■ **INSTRUCTION**
Write out the material again word for word, dropping any images it holds.

■ **INFORMATION SUPPLIED**

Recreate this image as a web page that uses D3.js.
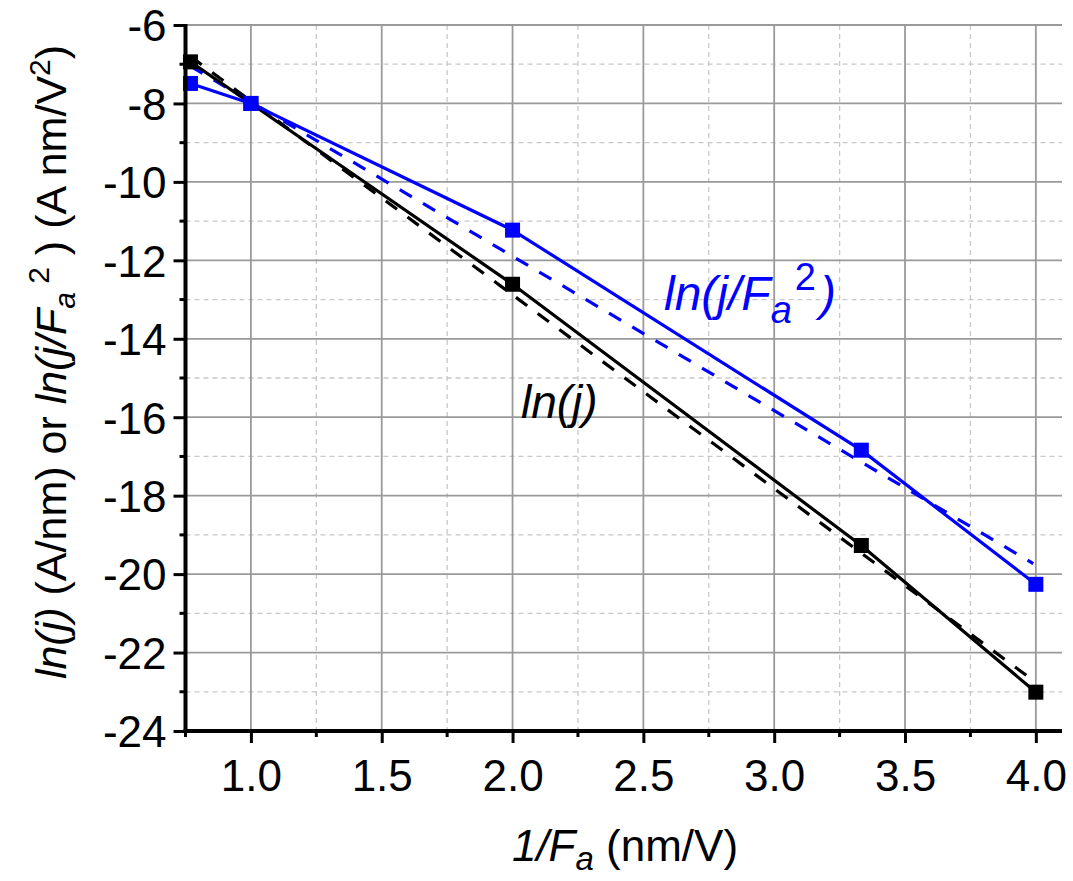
<!DOCTYPE html>
<html><head><meta charset="utf-8">
<script src="https://cdn.jsdelivr.net/npm/d3@7"></script>
<style>
html,body{margin:0;padding:0;background:#fff;}
svg{display:block;font-family:"Liberation Sans",Arial,sans-serif;}
</style></head>
<body>
<svg id="chart" width="1073" height="881"></svg>
<script>
// ---- data ----
const xVals = [0.769, 1.0, 2.0, 3.333, 4.0];          // 1/Fa (nm/V)
const lnJ = [-6.94, -8.0, -12.61, -19.27, -23.01];     // ln(j)
const lnJF2 = [-7.49, -8.0, -11.23, -16.84, -20.26];   // ln(j/Fa^2)
const fitX = [0.769, 3.99];
const fitLnJ = [-6.80, -22.71];
const fitLnJF2 = [-7.05, -19.73];
const xTicks = [1.0, 1.5, 2.0, 2.5, 3.0, 3.5, 4.0];
const xMinor = [0.75, 1.25, 1.75, 2.25, 2.75, 3.25, 3.75];
const yTicks = [-6, -8, -10, -12, -14, -16, -18, -20, -22, -24];
const yMinor = [-7, -9, -11, -13, -15, -17, -19, -21, -23];

const svg = d3.select("#chart");
const x = d3.scaleLinear().domain([0.75, 4.1]).range([185.5, 1062]);
const y = d3.scaleLinear().domain([-24, -6]).range([731, 25]);
const FS = 44;

// grid
const grid = svg.append("g");
grid.selectAll(".vminor").data(xMinor).join("line")
  .attr("x1", d => x(d)).attr("x2", d => x(d)).attr("y1", y(-6)).attr("y2", y(-24))
  .attr("stroke", "#c8c8c8").attr("stroke-width", 1.3).attr("stroke-dasharray", "5,4");
grid.selectAll(".hminor").data(yMinor).join("line")
  .attr("x1", x(0.75)).attr("x2", x(4.1)).attr("y1", d => y(d)).attr("y2", d => y(d))
  .attr("stroke", "#c8c8c8").attr("stroke-width", 1.3).attr("stroke-dasharray", "5,4");
grid.selectAll(".vmajor").data(xTicks).join("line")
  .attr("x1", d => x(d)).attr("x2", d => x(d)).attr("y1", y(-6)).attr("y2", y(-24))
  .attr("stroke", "#9a9a9a").attr("stroke-width", 1.8);
grid.selectAll(".hmajor").data(yTicks).join("line")
  .attr("x1", x(0.75)).attr("x2", x(4.1)).attr("y1", d => y(d)).attr("y2", d => y(d))
  .attr("stroke", "#9a9a9a").attr("stroke-width", 1.8);

// fits (dashed)
const pts = (xs, ys) => xs.map((v, i) => [v, ys[i]]);
const line = d3.line().x(d => x(d[0])).y(d => y(d[1]));
svg.append("path").attr("d", line(pts(fitX, fitLnJ))).attr("fill", "none")
  .attr("stroke", "#000").attr("stroke-width", 3.2).attr("stroke-dasharray", "14,13");
svg.append("path").attr("d", line(pts(fitX, fitLnJF2))).attr("fill", "none")
  .attr("stroke", "#0000ff").attr("stroke-width", 3.2).attr("stroke-dasharray", "14,13");

// data lines
svg.append("path").attr("d", line(pts(xVals, lnJ))).attr("fill", "none")
  .attr("stroke", "#000").attr("stroke-width", 3.2);
svg.append("path").attr("d", line(pts(xVals, lnJF2))).attr("fill", "none")
  .attr("stroke", "#0000ff").attr("stroke-width", 3.2);

// markers
const S = 15;
svg.selectAll(".mj").data(pts(xVals, lnJ)).join("rect")
  .attr("x", d => x(d[0]) - S/2).attr("y", d => y(d[1]) - S/2).attr("width", S).attr("height", S)
  .attr("fill", "#000");
svg.selectAll(".mjf").data(pts(xVals, lnJF2)).join("rect")
  .attr("x", d => x(d[0]) - S/2).attr("y", d => y(d[1]) - S/2).attr("width", S).attr("height", S)
  .attr("fill", "#0000ff");

// axes
const xAxis = d3.axisBottom(x).tickValues(xTicks).tickFormat(d3.format(".1f")).tickSize(12).tickSizeOuter(0);
const gx = svg.append("g").attr("transform", `translate(0,${y(-24)})`).call(xAxis);
gx.select(".domain").attr("stroke-width", 4).attr("d", `M${x(0.75)-2},0H${x(4.1)}`);
gx.selectAll(".tick line").attr("stroke-width", 3);
gx.selectAll(".tick text").attr("font-size", FS).attr("font-family", "Liberation Sans, Arial").attr("fill", "#000").attr("dy", null).attr("y", 0)
  .attr("transform", "translate(0,60)");
gx.selectAll(".minor").data(xMinor).join("line").attr("class", "minor")
  .attr("x1", d => x(d)).attr("x2", d => x(d)).attr("y1", 0).attr("y2", 6)
  .attr("stroke", "#000").attr("stroke-width", 3);

const yAxis = d3.axisLeft(y).tickValues(yTicks).tickFormat(d3.format("d")).tickSize(12).tickSizeOuter(0);
const gy = svg.append("g").attr("transform", `translate(${x(0.75)},0)`).call(yAxis);
gy.select(".domain").attr("stroke-width", 4).attr("d", `M0,${y(-6)-1}V${y(-24)+2}`);
gy.selectAll(".tick line").attr("stroke-width", 3);
gy.selectAll(".tick text").attr("font-size", FS).attr("font-family", "Liberation Sans, Arial").attr("fill", "#000")
  .attr("x", -19).attr("dy", "0.36em").text(d => String(d).replace("\u2212", "-"));
gy.selectAll(".minor").data(yMinor).join("line").attr("class", "minor")
  .attr("x1", 0).attr("x2", -6).attr("y1", d => y(d)).attr("y2", d => y(d))
  .attr("stroke", "#000").attr("stroke-width", 3);

// x title
const xt = svg.append("text").attr("x", 625).attr("y", 861).attr("text-anchor", "middle").attr("font-size", FS);
xt.append("tspan").attr("font-style", "italic").text("1/F");
xt.append("tspan").attr("font-style", "italic").attr("font-size", 33).attr("dy", 9).text("a");
xt.append("tspan").attr("dy", -9).text(" (nm/V)");

// y title
const yt = svg.append("text").attr("transform", "translate(66,362) rotate(-90)")
  .attr("text-anchor", "middle").attr("font-size", 43);
yt.append("tspan").attr("font-style", "italic").text("ln(j)");
yt.append("tspan").text(" (A/nm) or ");
yt.append("tspan").attr("font-style", "italic").text("ln(j/F");
yt.append("tspan").attr("font-style", "italic").attr("font-size", 30).attr("dy", 9).text("a");
yt.append("tspan").attr("font-size", 30).attr("dy", -26).text(" 2");
yt.append("tspan").attr("dy", 17).text(" ) (A nm/V");
yt.append("tspan").attr("font-size", 30).attr("dy", -16).text("2");
yt.append("tspan").attr("dy", 16).text(")");

// series labels
svg.append("text").attr("x", 521).attr("y", 418).attr("font-size", 46)
  .attr("font-style", "italic").attr("fill", "#000").text("ln(j)");
const l2 = svg.append("text").attr("x", 664).attr("y", 310).attr("font-size", 48)
  .attr("font-style", "italic").attr("fill", "#0000ff");
l2.append("tspan").text("ln(j/F");
l2.append("tspan").attr("font-size", 38).attr("dy", 13).text("a");
l2.append("tspan").attr("font-size", 38).attr("dy", -33).attr("dx", 3).attr("font-style", "normal").text("2");
l2.append("tspan").attr("dy", 20).attr("dx", 4).text(")");
</script>
</body></html>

■ **REPLY TO THE TASK**
Recreate this image as a web page that uses D3.js.
<!DOCTYPE html>
<html><head><meta charset="utf-8">
<script src="https://cdn.jsdelivr.net/npm/d3@7"></script>
<style>
html,body{margin:0;padding:0;background:#fff;}
svg{display:block;font-family:"Liberation Sans",Arial,sans-serif;}
</style></head>
<body>
<svg id="chart" width="1073" height="881"></svg>
<script>
// ---- data ----
const xVals = [0.769, 1.0, 2.0, 3.333, 4.0];          // 1/Fa (nm/V)
const lnJ = [-6.94, -8.0, -12.61, -19.27, -23.01];     // ln(j)
const lnJF2 = [-7.49, -8.0, -11.23, -16.84, -20.26];   // ln(j/Fa^2)
const fitX = [0.769, 3.99];
const fitLnJ = [-6.80, -22.71];
const fitLnJF2 = [-7.05, -19.73];
const xTicks = [1.0, 1.5, 2.0, 2.5, 3.0, 3.5, 4.0];
const xMinor = [0.75, 1.25, 1.75, 2.25, 2.75, 3.25, 3.75];
const yTicks = [-6, -8, -10, -12, -14, -16, -18, -20, -22, -24];
const yMinor = [-7, -9, -11, -13, -15, -17, -19, -21, -23];

const svg = d3.select("#chart");
const x = d3.scaleLinear().domain([0.75, 4.1]).range([185.5, 1062]);
const y = d3.scaleLinear().domain([-24, -6]).range([731, 25]);
const FS = 44;

// grid
const grid = svg.append("g");
grid.selectAll(".vminor").data(xMinor).join("line")
  .attr("x1", d => x(d)).attr("x2", d => x(d)).attr("y1", y(-6)).attr("y2", y(-24))
  .attr("stroke", "#c8c8c8").attr("stroke-width", 1.3).attr("stroke-dasharray", "5,4");
grid.selectAll(".hminor").data(yMinor).join("line")
  .attr("x1", x(0.75)).attr("x2", x(4.1)).attr("y1", d => y(d)).attr("y2", d => y(d))
  .attr("stroke", "#c8c8c8").attr("stroke-width", 1.3).attr("stroke-dasharray", "5,4");
grid.selectAll(".vmajor").data(xTicks).join("line")
  .attr("x1", d => x(d)).attr("x2", d => x(d)).attr("y1", y(-6)).attr("y2", y(-24))
  .attr("stroke", "#9a9a9a").attr("stroke-width", 1.8);
grid.selectAll(".hmajor").data(yTicks).join("line")
  .attr("x1", x(0.75)).attr("x2", x(4.1)).attr("y1", d => y(d)).attr("y2", d => y(d))
  .attr("stroke", "#9a9a9a").attr("stroke-width", 1.8);

// fits (dashed)
const pts = (xs, ys) => xs.map((v, i) => [v, ys[i]]);
const line = d3.line().x(d => x(d[0])).y(d => y(d[1]));
svg.append("path").attr("d", line(pts(fitX, fitLnJ))).attr("fill", "none")
  .attr("stroke", "#000").attr("stroke-width", 3.2).attr("stroke-dasharray", "14,13");
svg.append("path").attr("d", line(pts(fitX, fitLnJF2))).attr("fill", "none")
  .attr("stroke", "#0000ff").attr("stroke-width", 3.2).attr("stroke-dasharray", "14,13");

// data lines
svg.append("path").attr("d", line(pts(xVals, lnJ))).attr("fill", "none")
  .attr("stroke", "#000").attr("stroke-width", 3.2);
svg.append("path").attr("d", line(pts(xVals, lnJF2))).attr("fill", "none")
  .attr("stroke", "#0000ff").attr("stroke-width", 3.2);

// markers
const S = 15;
svg.selectAll(".mj").data(pts(xVals, lnJ)).join("rect")
  .attr("x", d => x(d[0]) - S/2).attr("y", d => y(d[1]) - S/2).attr("width", S).attr("height", S)
  .attr("fill", "#000");
svg.selectAll(".mjf").data(pts(xVals, lnJF2)).join("rect")
  .attr("x", d => x(d[0]) - S/2).attr("y", d => y(d[1]) - S/2).attr("width", S).attr("height", S)
  .attr("fill", "#0000ff");

// axes
const xAxis = d3.axisBottom(x).tickValues(xTicks).tickFormat(d3.format(".1f")).tickSize(12).tickSizeOuter(0);
const gx = svg.append("g").attr("transform", `translate(0,${y(-24)})`).call(xAxis);
gx.select(".domain").attr("stroke-width", 4).attr("d", `M${x(0.75)-2},0H${x(4.1)}`);
gx.selectAll(".tick line").attr("stroke-width", 3);
gx.selectAll(".tick text").attr("font-size", FS).attr("font-family", "Liberation Sans, Arial").attr("fill", "#000").attr("dy", null).attr("y", 0)
  .attr("transform", "translate(0,60)");
gx.selectAll(".minor").data(xMinor).join("line").attr("class", "minor")
  .attr("x1", d => x(d)).attr("x2", d => x(d)).attr("y1", 0).attr("y2", 6)
  .attr("stroke", "#000").attr("stroke-width", 3);

const yAxis = d3.axisLeft(y).tickValues(yTicks).tickFormat(d3.format("d")).tickSize(12).tickSizeOuter(0);
const gy = svg.append("g").attr("transform", `translate(${x(0.75)},0)`).call(yAxis);
gy.select(".domain").attr("stroke-width", 4).attr("d", `M0,${y(-6)-1}V${y(-24)+2}`);
gy.selectAll(".tick line").attr("stroke-width", 3);
gy.selectAll(".tick text").attr("font-size", FS).attr("font-family", "Liberation Sans, Arial").attr("fill", "#000")
  .attr("x", -19).attr("dy", "0.36em").text(d => String(d).replace("\u2212", "-"));
gy.selectAll(".minor").data(yMinor).join("line").attr("class", "minor")
  .attr("x1", 0).attr("x2", -6).attr("y1", d => y(d)).attr("y2", d => y(d))
  .attr("stroke", "#000").attr("stroke-width", 3);

// x title
const xt = svg.append("text").attr("x", 625).attr("y", 861).attr("text-anchor", "middle").attr("font-size", FS);
xt.append("tspan").attr("font-style", "italic").text("1/F");
xt.append("tspan").attr("font-style", "italic").attr("font-size", 33).attr("dy", 9).text("a");
xt.append("tspan").attr("dy", -9).text(" (nm/V)");

// y title
const yt = svg.append("text").attr("transform", "translate(66,362) rotate(-90)")
  .attr("text-anchor", "middle").attr("font-size", 43);
yt.append("tspan").attr("font-style", "italic").text("ln(j)");
yt.append("tspan").text(" (A/nm) or ");
yt.append("tspan").attr("font-style", "italic").text("ln(j/F");
yt.append("tspan").attr("font-style", "italic").attr("font-size", 30).attr("dy", 9).text("a");
yt.append("tspan").attr("font-size", 30).attr("dy", -26).text(" 2");
yt.append("tspan").attr("dy", 17).text(" ) (A nm/V");
yt.append("tspan").attr("font-size", 30).attr("dy", -16).text("2");
yt.append("tspan").attr("dy", 16).text(")");

// series labels
svg.append("text").attr("x", 521).attr("y", 418).attr("font-size", 46)
  .attr("font-style", "italic").attr("fill", "#000").text("ln(j)");
const l2 = svg.append("text").attr("x", 664).attr("y", 310).attr("font-size", 48)
  .attr("font-style", "italic").attr("fill", "#0000ff");
l2.append("tspan").text("ln(j/F");
l2.append("tspan").attr("font-size", 38).attr("dy", 13).text("a");
l2.append("tspan").attr("font-size", 38).attr("dy", -33).attr("dx", 3).attr("font-style", "normal").text("2");
l2.append("tspan").attr("dy", 20).attr("dx", 4).text(")");
</script>
</body></html>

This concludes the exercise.